## BEGIN Data lines
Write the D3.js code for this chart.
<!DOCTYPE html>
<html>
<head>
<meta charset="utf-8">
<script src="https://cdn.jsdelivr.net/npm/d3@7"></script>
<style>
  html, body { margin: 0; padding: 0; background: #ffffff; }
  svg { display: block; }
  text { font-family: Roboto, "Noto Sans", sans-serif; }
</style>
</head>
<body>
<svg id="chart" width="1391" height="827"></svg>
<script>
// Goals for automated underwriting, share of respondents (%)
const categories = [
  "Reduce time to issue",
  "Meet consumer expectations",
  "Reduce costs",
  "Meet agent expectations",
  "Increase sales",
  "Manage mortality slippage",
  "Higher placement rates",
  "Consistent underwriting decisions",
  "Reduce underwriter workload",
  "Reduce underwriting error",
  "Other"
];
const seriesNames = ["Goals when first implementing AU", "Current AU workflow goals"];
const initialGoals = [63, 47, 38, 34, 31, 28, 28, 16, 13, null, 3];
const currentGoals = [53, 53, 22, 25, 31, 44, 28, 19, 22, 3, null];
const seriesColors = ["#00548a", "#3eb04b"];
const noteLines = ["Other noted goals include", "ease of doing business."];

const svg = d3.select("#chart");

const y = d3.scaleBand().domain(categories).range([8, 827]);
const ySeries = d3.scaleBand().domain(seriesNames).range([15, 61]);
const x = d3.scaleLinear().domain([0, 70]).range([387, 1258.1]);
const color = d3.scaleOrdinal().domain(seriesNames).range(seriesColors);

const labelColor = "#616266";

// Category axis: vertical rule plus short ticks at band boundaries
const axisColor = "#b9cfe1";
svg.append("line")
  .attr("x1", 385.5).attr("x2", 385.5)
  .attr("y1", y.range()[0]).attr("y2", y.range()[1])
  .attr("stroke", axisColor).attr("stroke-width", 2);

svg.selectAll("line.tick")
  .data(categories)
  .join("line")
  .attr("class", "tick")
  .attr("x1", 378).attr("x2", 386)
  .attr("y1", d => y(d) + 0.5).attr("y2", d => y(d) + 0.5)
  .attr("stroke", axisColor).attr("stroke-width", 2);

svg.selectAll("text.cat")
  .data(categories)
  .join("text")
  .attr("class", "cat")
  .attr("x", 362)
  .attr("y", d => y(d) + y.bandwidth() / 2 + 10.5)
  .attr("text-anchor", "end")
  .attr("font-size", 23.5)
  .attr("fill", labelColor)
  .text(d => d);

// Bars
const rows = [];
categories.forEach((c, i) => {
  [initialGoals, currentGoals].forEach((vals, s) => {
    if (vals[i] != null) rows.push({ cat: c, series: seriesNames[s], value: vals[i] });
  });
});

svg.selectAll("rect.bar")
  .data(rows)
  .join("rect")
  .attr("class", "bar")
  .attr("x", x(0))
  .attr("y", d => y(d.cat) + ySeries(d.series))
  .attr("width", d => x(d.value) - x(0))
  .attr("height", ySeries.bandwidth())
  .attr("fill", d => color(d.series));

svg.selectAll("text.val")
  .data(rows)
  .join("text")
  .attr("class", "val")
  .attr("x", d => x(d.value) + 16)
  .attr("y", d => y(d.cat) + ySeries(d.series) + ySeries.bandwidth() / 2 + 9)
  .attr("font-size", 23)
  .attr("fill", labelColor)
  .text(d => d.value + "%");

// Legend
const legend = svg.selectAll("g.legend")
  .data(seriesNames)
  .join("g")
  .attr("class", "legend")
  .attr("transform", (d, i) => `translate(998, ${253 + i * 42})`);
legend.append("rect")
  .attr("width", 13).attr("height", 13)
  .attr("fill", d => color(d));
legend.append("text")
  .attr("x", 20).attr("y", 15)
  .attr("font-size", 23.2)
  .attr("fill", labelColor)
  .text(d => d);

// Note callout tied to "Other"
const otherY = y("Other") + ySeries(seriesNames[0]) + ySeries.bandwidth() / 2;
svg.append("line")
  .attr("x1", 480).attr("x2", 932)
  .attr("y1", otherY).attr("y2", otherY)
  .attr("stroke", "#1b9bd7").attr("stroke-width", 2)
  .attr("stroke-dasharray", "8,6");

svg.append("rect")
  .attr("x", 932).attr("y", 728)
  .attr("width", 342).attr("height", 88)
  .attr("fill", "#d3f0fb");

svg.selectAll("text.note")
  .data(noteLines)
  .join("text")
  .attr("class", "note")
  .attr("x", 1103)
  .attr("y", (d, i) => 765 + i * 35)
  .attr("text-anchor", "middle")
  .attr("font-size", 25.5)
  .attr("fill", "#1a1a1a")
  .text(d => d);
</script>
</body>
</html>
## END Data lines
**Task prompt**: Recopy the whole listing exactly.

**Written answer**:
Write the D3.js code for this chart.
<!DOCTYPE html>
<html>
<head>
<meta charset="utf-8">
<script src="https://cdn.jsdelivr.net/npm/d3@7"></script>
<style>
  html, body { margin: 0; padding: 0; background: #ffffff; }
  svg { display: block; }
  text { font-family: Roboto, "Noto Sans", sans-serif; }
</style>
</head>
<body>
<svg id="chart" width="1391" height="827"></svg>
<script>
// Goals for automated underwriting, share of respondents (%)
const categories = [
  "Reduce time to issue",
  "Meet consumer expectations",
  "Reduce costs",
  "Meet agent expectations",
  "Increase sales",
  "Manage mortality slippage",
  "Higher placement rates",
  "Consistent underwriting decisions",
  "Reduce underwriter workload",
  "Reduce underwriting error",
  "Other"
];
const seriesNames = ["Goals when first implementing AU", "Current AU workflow goals"];
const initialGoals = [63, 47, 38, 34, 31, 28, 28, 16, 13, null, 3];
const currentGoals = [53, 53, 22, 25, 31, 44, 28, 19, 22, 3, null];
const seriesColors = ["#00548a", "#3eb04b"];
const noteLines = ["Other noted goals include", "ease of doing business."];

const svg = d3.select("#chart");

const y = d3.scaleBand().domain(categories).range([8, 827]);
const ySeries = d3.scaleBand().domain(seriesNames).range([15, 61]);
const x = d3.scaleLinear().domain([0, 70]).range([387, 1258.1]);
const color = d3.scaleOrdinal().domain(seriesNames).range(seriesColors);

const labelColor = "#616266";

// Category axis: vertical rule plus short ticks at band boundaries
const axisColor = "#b9cfe1";
svg.append("line")
  .attr("x1", 385.5).attr("x2", 385.5)
  .attr("y1", y.range()[0]).attr("y2", y.range()[1])
  .attr("stroke", axisColor).attr("stroke-width", 2);

svg.selectAll("line.tick")
  .data(categories)
  .join("line")
  .attr("class", "tick")
  .attr("x1", 378).attr("x2", 386)
  .attr("y1", d => y(d) + 0.5).attr("y2", d => y(d) + 0.5)
  .attr("stroke", axisColor).attr("stroke-width", 2);

svg.selectAll("text.cat")
  .data(categories)
  .join("text")
  .attr("class", "cat")
  .attr("x", 362)
  .attr("y", d => y(d) + y.bandwidth() / 2 + 10.5)
  .attr("text-anchor", "end")
  .attr("font-size", 23.5)
  .attr("fill", labelColor)
  .text(d => d);

// Bars
const rows = [];
categories.forEach((c, i) => {
  [initialGoals, currentGoals].forEach((vals, s) => {
    if (vals[i] != null) rows.push({ cat: c, series: seriesNames[s], value: vals[i] });
  });
});

svg.selectAll("rect.bar")
  .data(rows)
  .join("rect")
  .attr("class", "bar")
  .attr("x", x(0))
  .attr("y", d => y(d.cat) + ySeries(d.series))
  .attr("width", d => x(d.value) - x(0))
  .attr("height", ySeries.bandwidth())
  .attr("fill", d => color(d.series));

svg.selectAll("text.val")
  .data(rows)
  .join("text")
  .attr("class", "val")
  .attr("x", d => x(d.value) + 16)
  .attr("y", d => y(d.cat) + ySeries(d.series) + ySeries.bandwidth() / 2 + 9)
  .attr("font-size", 23)
  .attr("fill", labelColor)
  .text(d => d.value + "%");

// Legend
const legend = svg.selectAll("g.legend")
  .data(seriesNames)
  .join("g")
  .attr("class", "legend")
  .attr("transform", (d, i) => `translate(998, ${253 + i * 42})`);
legend.append("rect")
  .attr("width", 13).attr("height", 13)
  .attr("fill", d => color(d));
legend.append("text")
  .attr("x", 20).attr("y", 15)
  .attr("font-size", 23.2)
  .attr("fill", labelColor)
  .text(d => d);

// Note callout tied to "Other"
const otherY = y("Other") + ySeries(seriesNames[0]) + ySeries.bandwidth() / 2;
svg.append("line")
  .attr("x1", 480).attr("x2", 932)
  .attr("y1", otherY).attr("y2", otherY)
  .attr("stroke", "#1b9bd7").attr("stroke-width", 2)
  .attr("stroke-dasharray", "8,6");

svg.append("rect")
  .attr("x", 932).attr("y", 728)
  .attr("width", 342).attr("height", 88)
  .attr("fill", "#d3f0fb");

svg.selectAll("text.note")
  .data(noteLines)
  .join("text")
  .attr("class", "note")
  .attr("x", 1103)
  .attr("y", (d, i) => 765 + i * 35)
  .attr("text-anchor", "middle")
  .attr("font-size", 25.5)
  .attr("fill", "#1a1a1a")
  .text(d => d);
</script>
</body>
</html>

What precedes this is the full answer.